Now, to get the house cleaned and laundry done. :help:


----------



## bajiay (Apr 8, 2008)

It sounds like you had a wonderful time with your family! That's great! I've been to the Smokies. Absolutely beautiful!
Don't worry about your deer chasing poparazzi (sp?) moment! You were just caught up in the beauty of your surroundings.

We started school last Monday. My parents had just left. I did laundry, cleaned floors, changed beds, and such inbetween her lessons. Worked pretty well. I have been doing that this week also. I have her put stuff away that we are finished with and she gets out the next subject. She takes a breather and tells me when she is ready. She has focusing problems, so she has to take frequent breaks. Working 5-10 minutes at a time is giving me a breather as well. I sure wish the maid would show up though!


----------



## jamala (May 4, 2007)

We are doing the apologia physical science too. My daughter loved that we had experiments on the first day. Today she had the experiment with LOTS of vinegar and antacid tablets.


----------



## Ohio dreamer (Apr 6, 2006)

Yuck...home from vacation and straight to school. That would be very hard on me, too. We take our vacation in late September and start school the beginning of Aug. So vacation is actually a "Fall Break" for us. Today's our first "no-school-day"...it DD's birthday.

DS is doing Apologia's General Science....day 1 had an experiment for him, too. I do agree that is a great way to start off the year....grab their interest on day 1!


----------



## KyMama (Jun 15, 2011)

bajiay said:


> We started school last Monday. My parents had just left. I did laundry, cleaned floors, changed beds, and such inbetween her lessons. Worked pretty well. I have been doing that this week also. I have her put stuff away that we are finished with and she gets out the next subject. She takes a breather and tells me when she is ready. She has focusing problems, so she has to take frequent breaks. Working 5-10 minutes at a time is giving me a breather as well. I sure wish the maid would show up though!

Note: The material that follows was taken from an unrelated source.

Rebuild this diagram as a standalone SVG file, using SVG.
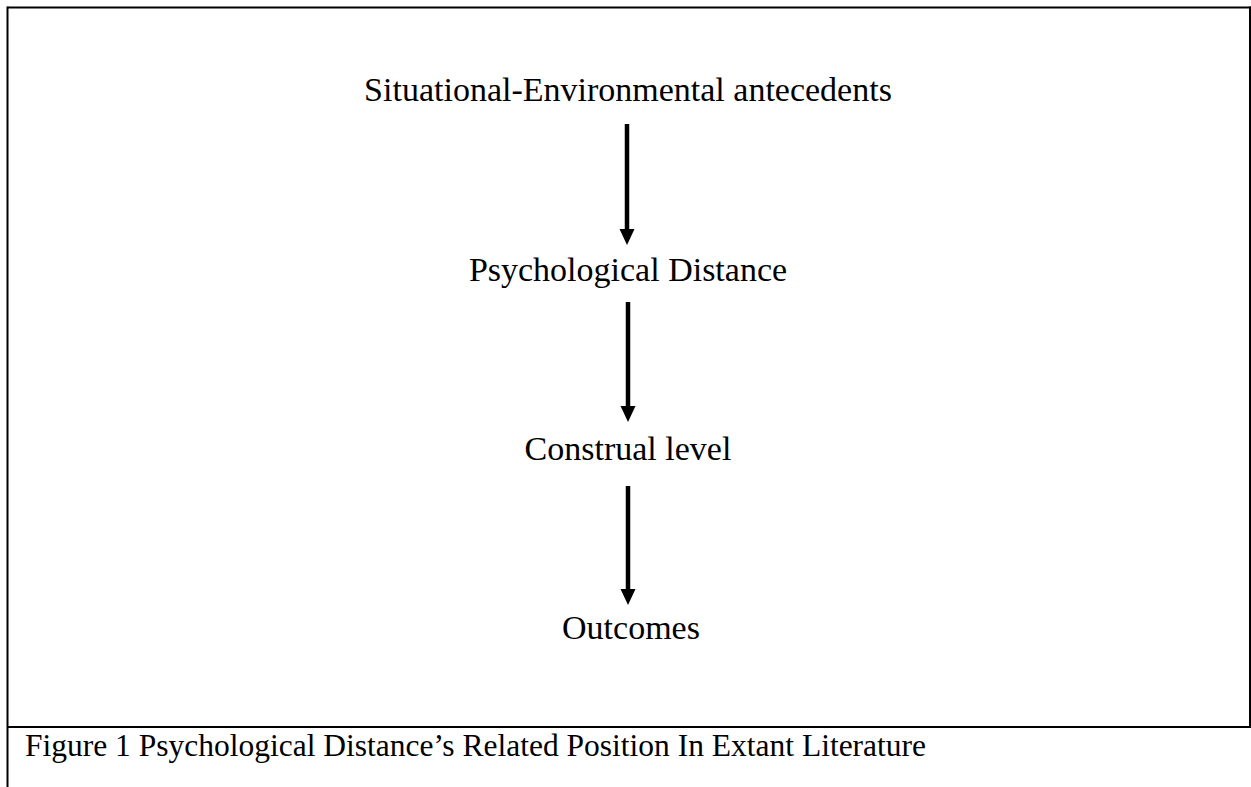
<svg xmlns="http://www.w3.org/2000/svg" width="1251" height="787" viewBox="0 0 1251 787">
  <style>
    .lbl { font-family: "Liberation Serif", "Times New Roman", serif; font-size: 34px; fill: #000; }
    .cap { font-family: "Liberation Serif", "Times New Roman", serif; font-size: 31.5px; fill: #000; }
    .frame { stroke: #000; stroke-width: 2; fill: none; }
    .conn { stroke: #000; stroke-width: 4.5; fill: none; }
    .head { fill: #000; }
  </style>
  <rect width="1251" height="787" fill="#fff"/>
  <g id="frame">
    <line class="frame" x1="7.5" y1="7.5" x2="1251" y2="7.5"/>
    <line class="frame" x1="7.5" y1="6.5" x2="7.5" y2="787"/>
    <line class="frame" x1="1250" y1="6.5" x2="1250" y2="727"/>
    <line class="frame" x1="7.5" y1="727" x2="1251" y2="727"/>
  </g>
  <g id="n1"><text class="lbl" x="628" y="101" text-anchor="middle">Situational-Environmental antecedents</text></g>
  <g id="n2"><text class="lbl" x="628" y="281" text-anchor="middle">Psychological Distance</text></g>
  <g id="n3"><text class="lbl" x="628" y="460" text-anchor="middle">Construal level</text></g>
  <g id="n4"><text class="lbl" x="631" y="639" text-anchor="middle">Outcomes</text></g>
  <g id="connectors">
    <line class="conn" x1="627" y1="124" x2="627" y2="230"/>
    <path class="head" d="M619.5,229 L634.5,229 L627,245 Z"/>
    <line class="conn" x1="628" y1="302" x2="628" y2="407"/>
    <path class="head" d="M620.5,406 L635.5,406 L628,422 Z"/>
    <line class="conn" x1="628" y1="486" x2="628" y2="590"/>
    <path class="head" d="M620.5,589 L635.5,589 L628,605 Z"/>
  </g>
  <g id="caption"><text class="cap" x="25" y="756">Figure 1 Psychological Distance’s Related Position In Extant Literature</text></g>
</svg>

I actually keep the house cleaner during the school year. Knowing that there won't be time later to do it keeps me motivated.



jamala said:


> We are doing the apologia physical science too. My daughter loved that we had experiments on the first day. Today she had the experiment with LOTS of vinegar and antacid tablets.


I went through the book the other night and made notes on what I would need for the experiments and saw I needed TUMS. I didn't read the instructions, but I figured it would be fun with the ingredients listed. And science should be fun, in my opinion.



Ohio dreamer said:


> Yuck...home from vacation and straight to school. That would be very hard on me, too. We take our vacation in late September and start school the beginning of Aug. So vacation is actually a "Fall Break" for us. Today's our first "no-school-day"...it DD's birthday.
> 
> DS is doing Apologia's General Science....day 1 had an experiment for him, too. I do agree that is a great way to start off the year....grab their interest on day 1!


I usually wait until after my son's birthday (Sept 3rd) but he was getting restless and bored so I decided to start this week. Of course, this was before DH moved his vacation from the second week of August. Oh well, the best laid plans.


----------